Task objective: Using the data below, copy each line that includes the word "this".

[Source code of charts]
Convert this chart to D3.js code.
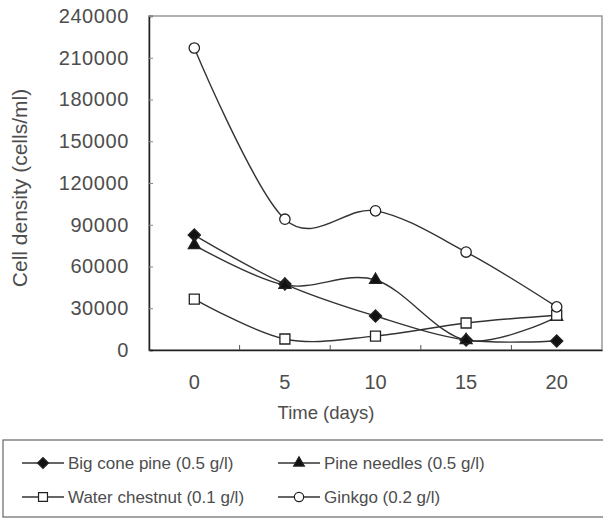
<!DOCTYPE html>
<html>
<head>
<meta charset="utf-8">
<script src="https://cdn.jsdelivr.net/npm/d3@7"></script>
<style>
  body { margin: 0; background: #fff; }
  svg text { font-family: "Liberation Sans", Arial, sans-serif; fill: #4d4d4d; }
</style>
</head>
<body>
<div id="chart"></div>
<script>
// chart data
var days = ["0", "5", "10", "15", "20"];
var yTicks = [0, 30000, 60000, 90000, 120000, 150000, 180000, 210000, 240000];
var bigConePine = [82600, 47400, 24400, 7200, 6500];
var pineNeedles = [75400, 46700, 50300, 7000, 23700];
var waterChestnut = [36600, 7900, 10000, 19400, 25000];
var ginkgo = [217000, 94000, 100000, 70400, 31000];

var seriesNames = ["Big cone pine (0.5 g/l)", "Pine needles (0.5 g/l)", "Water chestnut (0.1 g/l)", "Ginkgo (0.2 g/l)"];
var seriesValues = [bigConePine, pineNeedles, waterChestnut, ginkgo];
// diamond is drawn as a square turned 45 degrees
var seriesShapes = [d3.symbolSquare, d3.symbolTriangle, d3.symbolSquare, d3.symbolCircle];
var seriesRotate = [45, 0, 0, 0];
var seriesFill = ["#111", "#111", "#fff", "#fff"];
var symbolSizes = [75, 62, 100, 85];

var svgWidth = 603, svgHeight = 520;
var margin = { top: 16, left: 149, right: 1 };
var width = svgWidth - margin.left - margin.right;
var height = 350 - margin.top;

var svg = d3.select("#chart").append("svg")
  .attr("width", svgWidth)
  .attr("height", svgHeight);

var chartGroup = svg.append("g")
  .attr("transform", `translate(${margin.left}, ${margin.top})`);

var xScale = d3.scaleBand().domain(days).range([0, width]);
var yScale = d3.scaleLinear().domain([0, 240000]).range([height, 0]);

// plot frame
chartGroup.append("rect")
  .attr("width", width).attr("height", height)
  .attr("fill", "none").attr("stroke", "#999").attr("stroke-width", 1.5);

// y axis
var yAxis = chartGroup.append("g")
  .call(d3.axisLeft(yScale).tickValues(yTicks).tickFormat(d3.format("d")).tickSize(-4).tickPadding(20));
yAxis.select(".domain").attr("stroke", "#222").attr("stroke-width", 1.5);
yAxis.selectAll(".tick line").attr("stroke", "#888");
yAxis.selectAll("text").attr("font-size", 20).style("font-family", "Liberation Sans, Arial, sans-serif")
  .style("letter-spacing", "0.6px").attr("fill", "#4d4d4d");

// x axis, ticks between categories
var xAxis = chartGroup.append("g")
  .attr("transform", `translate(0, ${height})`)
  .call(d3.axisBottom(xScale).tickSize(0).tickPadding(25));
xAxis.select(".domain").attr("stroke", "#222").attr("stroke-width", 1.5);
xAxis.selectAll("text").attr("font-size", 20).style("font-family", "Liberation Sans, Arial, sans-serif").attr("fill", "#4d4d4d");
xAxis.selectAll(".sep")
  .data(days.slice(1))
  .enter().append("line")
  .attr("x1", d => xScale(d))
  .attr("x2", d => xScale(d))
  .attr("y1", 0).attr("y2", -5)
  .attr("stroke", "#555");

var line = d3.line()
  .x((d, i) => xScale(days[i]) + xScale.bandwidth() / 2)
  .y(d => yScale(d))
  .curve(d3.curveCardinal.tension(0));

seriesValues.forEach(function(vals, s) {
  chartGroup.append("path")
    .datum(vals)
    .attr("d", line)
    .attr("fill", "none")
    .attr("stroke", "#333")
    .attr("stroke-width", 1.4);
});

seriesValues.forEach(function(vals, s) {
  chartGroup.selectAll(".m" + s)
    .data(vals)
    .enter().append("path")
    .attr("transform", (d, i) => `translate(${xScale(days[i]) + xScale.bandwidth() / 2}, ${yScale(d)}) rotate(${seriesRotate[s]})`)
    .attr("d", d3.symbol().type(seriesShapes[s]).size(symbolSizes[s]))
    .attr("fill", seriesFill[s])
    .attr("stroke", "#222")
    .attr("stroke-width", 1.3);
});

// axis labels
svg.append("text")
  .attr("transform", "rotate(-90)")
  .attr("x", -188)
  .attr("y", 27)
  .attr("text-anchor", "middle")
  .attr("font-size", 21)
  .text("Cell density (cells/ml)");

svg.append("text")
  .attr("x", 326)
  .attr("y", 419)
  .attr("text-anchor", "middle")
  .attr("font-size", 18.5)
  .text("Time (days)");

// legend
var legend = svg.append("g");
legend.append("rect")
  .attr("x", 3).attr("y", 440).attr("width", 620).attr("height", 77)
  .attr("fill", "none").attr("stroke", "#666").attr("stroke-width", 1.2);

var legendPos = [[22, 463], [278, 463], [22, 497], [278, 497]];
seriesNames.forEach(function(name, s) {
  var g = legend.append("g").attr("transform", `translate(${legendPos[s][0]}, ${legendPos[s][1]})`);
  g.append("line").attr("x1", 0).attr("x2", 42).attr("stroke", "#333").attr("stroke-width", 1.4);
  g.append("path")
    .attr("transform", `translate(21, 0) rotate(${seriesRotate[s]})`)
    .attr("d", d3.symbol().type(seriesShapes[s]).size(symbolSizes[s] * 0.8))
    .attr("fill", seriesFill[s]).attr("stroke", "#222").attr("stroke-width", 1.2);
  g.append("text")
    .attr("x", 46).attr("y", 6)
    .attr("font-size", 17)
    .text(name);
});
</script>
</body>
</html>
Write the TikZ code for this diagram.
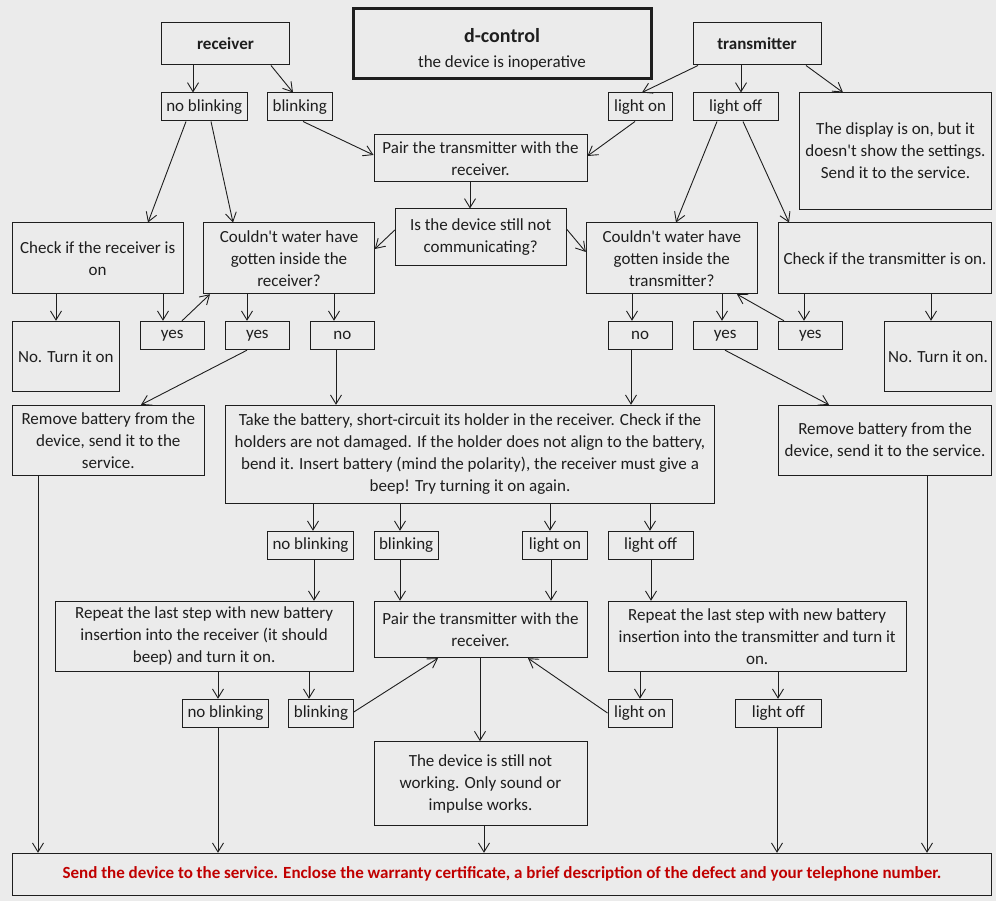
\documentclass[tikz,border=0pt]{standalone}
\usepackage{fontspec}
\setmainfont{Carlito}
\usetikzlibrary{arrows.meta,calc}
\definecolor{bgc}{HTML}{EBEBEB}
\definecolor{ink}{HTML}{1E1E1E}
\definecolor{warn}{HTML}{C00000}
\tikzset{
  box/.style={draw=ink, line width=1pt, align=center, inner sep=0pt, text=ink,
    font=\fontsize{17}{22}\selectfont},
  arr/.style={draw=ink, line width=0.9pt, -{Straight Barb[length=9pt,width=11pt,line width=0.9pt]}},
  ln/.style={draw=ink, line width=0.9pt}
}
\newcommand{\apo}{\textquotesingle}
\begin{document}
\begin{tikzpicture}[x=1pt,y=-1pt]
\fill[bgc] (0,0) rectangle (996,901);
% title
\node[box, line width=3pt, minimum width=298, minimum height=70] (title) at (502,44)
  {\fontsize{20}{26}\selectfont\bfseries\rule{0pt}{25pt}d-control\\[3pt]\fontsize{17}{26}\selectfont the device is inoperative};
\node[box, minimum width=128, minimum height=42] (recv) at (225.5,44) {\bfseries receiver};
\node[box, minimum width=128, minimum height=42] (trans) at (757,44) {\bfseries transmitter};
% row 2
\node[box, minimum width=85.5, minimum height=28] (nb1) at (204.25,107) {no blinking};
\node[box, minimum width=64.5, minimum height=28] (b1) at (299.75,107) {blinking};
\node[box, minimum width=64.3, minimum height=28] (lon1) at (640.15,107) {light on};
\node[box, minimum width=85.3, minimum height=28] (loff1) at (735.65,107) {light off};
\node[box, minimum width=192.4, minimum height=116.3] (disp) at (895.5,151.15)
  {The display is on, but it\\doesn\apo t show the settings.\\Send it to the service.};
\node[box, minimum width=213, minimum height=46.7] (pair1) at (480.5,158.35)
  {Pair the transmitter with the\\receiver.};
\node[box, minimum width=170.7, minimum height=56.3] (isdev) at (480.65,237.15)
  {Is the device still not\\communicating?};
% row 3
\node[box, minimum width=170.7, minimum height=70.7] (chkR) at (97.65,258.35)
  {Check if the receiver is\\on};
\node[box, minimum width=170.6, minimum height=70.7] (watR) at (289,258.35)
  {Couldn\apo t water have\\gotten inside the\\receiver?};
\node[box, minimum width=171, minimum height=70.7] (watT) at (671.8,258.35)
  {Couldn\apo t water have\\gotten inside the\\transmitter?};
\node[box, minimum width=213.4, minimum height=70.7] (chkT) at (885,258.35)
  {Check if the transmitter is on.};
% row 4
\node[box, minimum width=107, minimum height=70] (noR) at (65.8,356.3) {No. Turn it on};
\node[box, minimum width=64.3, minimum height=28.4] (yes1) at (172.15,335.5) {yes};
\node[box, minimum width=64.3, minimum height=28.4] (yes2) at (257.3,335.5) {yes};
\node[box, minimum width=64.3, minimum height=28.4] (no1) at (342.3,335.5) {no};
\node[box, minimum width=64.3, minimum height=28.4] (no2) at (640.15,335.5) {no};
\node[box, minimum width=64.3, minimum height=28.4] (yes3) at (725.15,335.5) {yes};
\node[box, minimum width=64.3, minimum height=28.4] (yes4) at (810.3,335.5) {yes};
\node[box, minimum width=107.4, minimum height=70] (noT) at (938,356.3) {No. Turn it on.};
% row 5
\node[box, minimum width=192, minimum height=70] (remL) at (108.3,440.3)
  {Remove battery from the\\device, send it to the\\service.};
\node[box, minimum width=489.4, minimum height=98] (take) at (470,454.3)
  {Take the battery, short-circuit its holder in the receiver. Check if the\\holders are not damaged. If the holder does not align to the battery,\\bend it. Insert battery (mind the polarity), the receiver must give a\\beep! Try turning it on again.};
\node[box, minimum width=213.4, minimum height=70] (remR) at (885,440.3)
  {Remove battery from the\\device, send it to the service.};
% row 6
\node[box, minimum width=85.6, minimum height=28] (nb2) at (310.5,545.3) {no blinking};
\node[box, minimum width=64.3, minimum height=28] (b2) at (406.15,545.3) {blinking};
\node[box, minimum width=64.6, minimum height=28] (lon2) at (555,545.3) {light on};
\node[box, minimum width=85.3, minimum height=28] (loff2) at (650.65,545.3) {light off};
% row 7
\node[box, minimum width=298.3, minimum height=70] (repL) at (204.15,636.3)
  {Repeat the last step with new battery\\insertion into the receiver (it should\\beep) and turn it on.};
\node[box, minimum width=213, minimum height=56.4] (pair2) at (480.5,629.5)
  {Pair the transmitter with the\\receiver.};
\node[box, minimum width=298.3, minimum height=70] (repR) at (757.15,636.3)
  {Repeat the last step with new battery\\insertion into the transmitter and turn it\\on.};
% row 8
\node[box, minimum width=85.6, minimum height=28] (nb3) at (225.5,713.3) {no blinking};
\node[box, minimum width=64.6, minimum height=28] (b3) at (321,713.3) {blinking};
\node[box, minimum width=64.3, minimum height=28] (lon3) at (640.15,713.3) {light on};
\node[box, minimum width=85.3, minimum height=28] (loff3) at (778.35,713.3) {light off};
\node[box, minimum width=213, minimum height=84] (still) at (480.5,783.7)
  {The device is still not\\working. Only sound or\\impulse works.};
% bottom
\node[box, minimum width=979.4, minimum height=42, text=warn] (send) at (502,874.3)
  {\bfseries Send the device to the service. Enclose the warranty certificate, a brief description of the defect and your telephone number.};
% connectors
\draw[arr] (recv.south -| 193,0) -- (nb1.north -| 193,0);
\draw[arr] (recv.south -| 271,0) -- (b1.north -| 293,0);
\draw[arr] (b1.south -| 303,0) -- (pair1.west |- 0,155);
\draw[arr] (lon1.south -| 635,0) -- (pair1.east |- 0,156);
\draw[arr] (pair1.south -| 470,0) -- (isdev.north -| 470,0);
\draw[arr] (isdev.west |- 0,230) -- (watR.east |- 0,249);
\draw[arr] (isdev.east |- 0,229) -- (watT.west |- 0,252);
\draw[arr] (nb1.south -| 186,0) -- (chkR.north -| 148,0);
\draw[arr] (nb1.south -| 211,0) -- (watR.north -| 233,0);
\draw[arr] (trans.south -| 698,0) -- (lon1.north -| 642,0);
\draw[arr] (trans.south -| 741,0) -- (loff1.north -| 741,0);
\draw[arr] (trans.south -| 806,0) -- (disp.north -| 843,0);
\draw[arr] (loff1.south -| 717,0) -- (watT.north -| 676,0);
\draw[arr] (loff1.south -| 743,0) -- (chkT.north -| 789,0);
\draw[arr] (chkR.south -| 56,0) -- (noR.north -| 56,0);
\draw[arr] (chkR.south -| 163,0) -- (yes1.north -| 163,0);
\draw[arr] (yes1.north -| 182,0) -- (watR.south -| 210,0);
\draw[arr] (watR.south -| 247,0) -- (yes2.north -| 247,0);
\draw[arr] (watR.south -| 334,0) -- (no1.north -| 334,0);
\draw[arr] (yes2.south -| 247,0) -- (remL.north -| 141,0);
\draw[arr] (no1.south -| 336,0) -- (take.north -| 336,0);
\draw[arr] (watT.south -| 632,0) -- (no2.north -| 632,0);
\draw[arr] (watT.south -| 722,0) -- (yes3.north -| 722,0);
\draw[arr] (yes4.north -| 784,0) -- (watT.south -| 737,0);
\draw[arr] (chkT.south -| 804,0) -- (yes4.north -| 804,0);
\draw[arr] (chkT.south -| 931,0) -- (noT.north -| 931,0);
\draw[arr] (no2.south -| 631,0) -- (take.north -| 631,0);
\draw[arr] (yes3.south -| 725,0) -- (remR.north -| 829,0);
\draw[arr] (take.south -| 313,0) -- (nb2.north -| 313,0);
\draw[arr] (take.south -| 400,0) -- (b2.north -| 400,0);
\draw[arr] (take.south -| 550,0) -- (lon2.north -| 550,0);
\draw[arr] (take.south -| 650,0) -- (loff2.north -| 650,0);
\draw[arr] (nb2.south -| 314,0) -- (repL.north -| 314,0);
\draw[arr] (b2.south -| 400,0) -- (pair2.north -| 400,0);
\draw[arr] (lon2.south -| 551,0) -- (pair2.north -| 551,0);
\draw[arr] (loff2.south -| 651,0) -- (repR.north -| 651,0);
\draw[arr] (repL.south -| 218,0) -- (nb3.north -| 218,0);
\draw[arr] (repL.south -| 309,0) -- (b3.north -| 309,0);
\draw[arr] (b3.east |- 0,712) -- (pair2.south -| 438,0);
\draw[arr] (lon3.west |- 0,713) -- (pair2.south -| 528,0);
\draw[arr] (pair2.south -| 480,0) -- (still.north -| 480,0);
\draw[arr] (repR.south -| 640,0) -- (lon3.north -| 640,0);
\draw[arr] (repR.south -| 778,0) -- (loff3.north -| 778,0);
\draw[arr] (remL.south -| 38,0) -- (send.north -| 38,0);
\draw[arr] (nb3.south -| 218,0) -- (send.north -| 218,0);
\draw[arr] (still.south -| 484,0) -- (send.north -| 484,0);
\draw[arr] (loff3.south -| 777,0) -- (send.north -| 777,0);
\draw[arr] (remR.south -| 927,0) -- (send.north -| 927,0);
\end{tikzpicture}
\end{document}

Final answer:
Convert this chart to D3.js code.
Write the TikZ code for this diagram.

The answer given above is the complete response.